(Records from a data collection)
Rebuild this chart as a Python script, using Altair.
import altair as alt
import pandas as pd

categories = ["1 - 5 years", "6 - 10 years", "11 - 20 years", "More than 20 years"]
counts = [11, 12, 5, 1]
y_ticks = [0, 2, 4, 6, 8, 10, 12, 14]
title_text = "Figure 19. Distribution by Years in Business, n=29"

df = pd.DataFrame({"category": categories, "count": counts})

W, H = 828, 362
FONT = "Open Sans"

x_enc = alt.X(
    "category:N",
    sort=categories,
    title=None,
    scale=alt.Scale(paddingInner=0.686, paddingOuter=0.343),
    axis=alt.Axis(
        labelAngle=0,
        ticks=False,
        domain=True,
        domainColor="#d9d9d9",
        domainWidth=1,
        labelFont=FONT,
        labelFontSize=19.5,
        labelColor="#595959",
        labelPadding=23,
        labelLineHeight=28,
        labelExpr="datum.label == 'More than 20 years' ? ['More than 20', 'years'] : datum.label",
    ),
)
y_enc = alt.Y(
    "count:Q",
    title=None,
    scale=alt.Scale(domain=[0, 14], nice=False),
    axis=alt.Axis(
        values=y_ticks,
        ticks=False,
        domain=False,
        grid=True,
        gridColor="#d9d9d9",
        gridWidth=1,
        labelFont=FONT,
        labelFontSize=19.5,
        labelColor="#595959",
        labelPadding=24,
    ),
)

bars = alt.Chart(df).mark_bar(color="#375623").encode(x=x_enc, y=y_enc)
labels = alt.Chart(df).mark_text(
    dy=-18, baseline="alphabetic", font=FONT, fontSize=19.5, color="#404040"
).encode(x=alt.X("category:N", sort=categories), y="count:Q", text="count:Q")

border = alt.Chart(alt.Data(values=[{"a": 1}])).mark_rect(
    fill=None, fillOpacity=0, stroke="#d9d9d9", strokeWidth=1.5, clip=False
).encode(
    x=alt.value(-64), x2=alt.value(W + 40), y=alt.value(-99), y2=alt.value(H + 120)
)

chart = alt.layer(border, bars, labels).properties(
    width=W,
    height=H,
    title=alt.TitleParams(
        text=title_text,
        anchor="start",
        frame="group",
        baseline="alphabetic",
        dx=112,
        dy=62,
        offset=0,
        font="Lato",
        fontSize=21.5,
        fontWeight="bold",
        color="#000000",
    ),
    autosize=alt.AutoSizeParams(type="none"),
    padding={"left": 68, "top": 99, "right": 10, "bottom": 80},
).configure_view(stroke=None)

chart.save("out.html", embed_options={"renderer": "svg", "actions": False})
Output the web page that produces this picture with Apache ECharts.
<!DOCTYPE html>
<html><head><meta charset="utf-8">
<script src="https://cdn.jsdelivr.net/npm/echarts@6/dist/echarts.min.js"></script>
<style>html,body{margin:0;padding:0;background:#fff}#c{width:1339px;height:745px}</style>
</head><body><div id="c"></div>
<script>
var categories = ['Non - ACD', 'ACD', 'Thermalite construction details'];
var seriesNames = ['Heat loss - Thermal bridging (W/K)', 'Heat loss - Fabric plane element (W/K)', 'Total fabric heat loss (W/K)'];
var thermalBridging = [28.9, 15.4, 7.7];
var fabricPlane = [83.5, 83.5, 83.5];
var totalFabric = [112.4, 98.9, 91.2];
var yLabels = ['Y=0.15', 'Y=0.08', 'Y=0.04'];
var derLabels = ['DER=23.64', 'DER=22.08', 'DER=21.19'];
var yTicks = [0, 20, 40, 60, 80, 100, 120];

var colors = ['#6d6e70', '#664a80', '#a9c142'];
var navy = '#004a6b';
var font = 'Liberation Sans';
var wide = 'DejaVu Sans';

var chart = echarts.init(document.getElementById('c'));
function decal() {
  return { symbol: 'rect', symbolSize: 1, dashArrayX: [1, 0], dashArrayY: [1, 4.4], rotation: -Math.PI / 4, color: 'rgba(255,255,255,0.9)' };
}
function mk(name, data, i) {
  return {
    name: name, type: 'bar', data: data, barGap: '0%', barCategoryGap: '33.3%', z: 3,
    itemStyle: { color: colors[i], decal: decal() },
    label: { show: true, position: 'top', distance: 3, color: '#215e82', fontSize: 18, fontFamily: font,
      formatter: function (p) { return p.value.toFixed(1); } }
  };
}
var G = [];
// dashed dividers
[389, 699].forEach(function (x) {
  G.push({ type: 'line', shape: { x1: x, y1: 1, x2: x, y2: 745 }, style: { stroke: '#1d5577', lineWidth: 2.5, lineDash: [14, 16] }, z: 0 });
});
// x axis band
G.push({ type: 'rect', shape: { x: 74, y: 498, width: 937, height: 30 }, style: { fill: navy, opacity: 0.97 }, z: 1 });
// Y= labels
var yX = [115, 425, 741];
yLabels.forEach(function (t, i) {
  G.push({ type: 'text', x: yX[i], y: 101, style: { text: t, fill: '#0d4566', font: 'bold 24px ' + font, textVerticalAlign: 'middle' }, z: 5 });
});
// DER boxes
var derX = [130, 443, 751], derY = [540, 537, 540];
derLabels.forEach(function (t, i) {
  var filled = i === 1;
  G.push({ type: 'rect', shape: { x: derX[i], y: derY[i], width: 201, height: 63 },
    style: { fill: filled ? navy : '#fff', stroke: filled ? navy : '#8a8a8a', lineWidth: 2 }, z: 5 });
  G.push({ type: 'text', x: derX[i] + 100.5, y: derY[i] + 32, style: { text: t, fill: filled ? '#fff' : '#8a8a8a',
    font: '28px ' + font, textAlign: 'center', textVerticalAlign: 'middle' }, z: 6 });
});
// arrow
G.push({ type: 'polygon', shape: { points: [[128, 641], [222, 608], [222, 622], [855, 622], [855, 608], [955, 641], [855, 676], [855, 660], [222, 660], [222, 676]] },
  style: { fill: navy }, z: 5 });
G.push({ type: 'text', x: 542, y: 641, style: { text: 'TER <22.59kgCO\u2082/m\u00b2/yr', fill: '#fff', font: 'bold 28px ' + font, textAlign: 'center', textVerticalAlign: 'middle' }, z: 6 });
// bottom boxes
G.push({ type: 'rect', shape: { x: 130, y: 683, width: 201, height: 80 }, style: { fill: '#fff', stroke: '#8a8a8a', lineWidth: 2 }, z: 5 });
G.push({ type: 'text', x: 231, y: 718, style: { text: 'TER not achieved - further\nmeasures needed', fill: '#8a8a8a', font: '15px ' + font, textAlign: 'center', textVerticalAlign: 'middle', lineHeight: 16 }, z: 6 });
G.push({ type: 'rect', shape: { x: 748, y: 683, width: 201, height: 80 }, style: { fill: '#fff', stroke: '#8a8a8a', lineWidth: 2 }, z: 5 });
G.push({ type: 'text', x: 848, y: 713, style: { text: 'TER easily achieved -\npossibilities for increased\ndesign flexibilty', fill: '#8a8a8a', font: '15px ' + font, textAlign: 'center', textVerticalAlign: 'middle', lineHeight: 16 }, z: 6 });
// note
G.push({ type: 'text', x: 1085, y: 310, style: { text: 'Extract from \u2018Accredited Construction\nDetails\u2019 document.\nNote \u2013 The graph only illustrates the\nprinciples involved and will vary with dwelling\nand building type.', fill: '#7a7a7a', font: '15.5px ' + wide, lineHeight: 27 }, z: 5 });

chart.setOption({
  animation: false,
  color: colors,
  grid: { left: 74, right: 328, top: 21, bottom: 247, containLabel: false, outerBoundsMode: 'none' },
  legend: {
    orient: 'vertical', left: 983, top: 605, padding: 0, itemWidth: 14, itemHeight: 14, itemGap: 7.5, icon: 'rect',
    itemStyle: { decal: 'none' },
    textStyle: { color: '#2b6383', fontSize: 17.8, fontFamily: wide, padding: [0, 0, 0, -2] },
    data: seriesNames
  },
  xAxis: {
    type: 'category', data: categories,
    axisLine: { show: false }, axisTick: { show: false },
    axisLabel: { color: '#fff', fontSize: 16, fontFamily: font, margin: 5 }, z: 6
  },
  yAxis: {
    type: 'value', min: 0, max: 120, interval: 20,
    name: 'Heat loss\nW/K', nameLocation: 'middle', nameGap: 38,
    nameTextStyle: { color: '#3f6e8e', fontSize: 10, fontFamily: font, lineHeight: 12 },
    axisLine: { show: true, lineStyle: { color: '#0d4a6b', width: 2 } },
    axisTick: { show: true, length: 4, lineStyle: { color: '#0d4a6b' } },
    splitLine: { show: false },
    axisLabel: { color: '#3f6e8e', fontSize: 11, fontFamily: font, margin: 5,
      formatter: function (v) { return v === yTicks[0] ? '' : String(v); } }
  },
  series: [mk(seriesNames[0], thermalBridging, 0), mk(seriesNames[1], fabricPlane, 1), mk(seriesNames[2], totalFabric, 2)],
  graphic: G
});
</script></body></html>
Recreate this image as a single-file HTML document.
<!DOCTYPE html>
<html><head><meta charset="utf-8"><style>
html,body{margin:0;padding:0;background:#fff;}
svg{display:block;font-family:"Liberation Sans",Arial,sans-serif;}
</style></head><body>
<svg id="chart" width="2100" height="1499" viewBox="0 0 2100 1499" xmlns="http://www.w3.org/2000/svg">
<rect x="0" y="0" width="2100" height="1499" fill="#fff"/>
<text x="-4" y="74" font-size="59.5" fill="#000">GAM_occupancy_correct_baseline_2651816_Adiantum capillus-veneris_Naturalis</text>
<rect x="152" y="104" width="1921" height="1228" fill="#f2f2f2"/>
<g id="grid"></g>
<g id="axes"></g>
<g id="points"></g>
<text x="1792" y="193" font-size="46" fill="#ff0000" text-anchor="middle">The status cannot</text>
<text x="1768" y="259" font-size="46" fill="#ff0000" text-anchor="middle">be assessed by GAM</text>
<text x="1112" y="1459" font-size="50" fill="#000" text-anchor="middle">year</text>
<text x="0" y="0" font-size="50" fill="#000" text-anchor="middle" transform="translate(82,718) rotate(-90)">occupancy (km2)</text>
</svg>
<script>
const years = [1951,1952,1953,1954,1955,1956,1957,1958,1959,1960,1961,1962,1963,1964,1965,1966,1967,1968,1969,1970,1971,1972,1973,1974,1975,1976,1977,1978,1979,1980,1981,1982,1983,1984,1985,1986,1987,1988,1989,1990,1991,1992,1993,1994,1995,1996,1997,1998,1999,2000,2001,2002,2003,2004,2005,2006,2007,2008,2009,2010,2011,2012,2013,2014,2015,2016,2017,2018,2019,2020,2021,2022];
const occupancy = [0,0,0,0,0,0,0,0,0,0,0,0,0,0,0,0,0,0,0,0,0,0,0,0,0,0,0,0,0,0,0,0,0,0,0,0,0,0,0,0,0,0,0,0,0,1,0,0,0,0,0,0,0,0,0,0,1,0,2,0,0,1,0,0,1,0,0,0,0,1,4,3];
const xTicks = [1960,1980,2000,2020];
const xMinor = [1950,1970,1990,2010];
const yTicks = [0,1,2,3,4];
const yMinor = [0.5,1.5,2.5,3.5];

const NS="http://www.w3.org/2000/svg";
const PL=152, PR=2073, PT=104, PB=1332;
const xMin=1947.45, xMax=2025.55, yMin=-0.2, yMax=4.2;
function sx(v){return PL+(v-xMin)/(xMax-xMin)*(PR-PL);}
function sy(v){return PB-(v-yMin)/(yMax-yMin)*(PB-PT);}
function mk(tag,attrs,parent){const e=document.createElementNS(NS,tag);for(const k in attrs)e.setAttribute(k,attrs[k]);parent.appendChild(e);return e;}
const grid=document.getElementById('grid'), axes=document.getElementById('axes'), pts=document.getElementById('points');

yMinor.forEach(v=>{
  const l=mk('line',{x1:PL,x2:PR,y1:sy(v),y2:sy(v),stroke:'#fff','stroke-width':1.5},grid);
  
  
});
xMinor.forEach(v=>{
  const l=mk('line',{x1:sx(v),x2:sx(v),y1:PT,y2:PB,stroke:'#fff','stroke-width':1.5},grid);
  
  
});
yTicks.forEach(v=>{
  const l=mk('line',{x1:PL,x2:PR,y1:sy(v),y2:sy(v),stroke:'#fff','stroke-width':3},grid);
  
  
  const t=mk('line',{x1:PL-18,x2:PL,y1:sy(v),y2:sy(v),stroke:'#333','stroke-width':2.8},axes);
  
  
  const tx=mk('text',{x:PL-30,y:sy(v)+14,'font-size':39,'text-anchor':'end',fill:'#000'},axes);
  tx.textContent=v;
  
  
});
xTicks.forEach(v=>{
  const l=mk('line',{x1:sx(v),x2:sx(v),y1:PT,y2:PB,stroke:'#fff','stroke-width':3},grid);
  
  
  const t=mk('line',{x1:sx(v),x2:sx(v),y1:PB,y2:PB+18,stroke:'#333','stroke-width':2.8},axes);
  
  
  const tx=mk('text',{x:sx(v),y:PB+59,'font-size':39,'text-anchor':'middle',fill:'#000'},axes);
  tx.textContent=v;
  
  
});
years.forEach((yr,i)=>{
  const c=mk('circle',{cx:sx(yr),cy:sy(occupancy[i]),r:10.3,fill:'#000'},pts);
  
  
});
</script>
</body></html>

● Goal of the exercise: Reproduce exactly the lines from the line with "Output the web" through the line with "var wide = 'DejaVu Sans';", both end lines included, and only those lines.

● Written answer:
Output the web page that produces this picture with Apache ECharts.
<!DOCTYPE html>
<html><head><meta charset="utf-8">
<script src="https://cdn.jsdelivr.net/npm/echarts@6/dist/echarts.min.js"></script>
<style>html,body{margin:0;padding:0;background:#fff}#c{width:1339px;height:745px}</style>
</head><body><div id="c"></div>
<script>
var categories = ['Non - ACD', 'ACD', 'Thermalite construction details'];
var seriesNames = ['Heat loss - Thermal bridging (W/K)', 'Heat loss - Fabric plane element (W/K)', 'Total fabric heat loss (W/K)'];
var thermalBridging = [28.9, 15.4, 7.7];
var fabricPlane = [83.5, 83.5, 83.5];
var totalFabric = [112.4, 98.9, 91.2];
var yLabels = ['Y=0.15', 'Y=0.08', 'Y=0.04'];
var derLabels = ['DER=23.64', 'DER=22.08', 'DER=21.19'];
var yTicks = [0, 20, 40, 60, 80, 100, 120];

var colors = ['#6d6e70', '#664a80', '#a9c142'];
var navy = '#004a6b';
var font = 'Liberation Sans';
var wide = 'DejaVu Sans';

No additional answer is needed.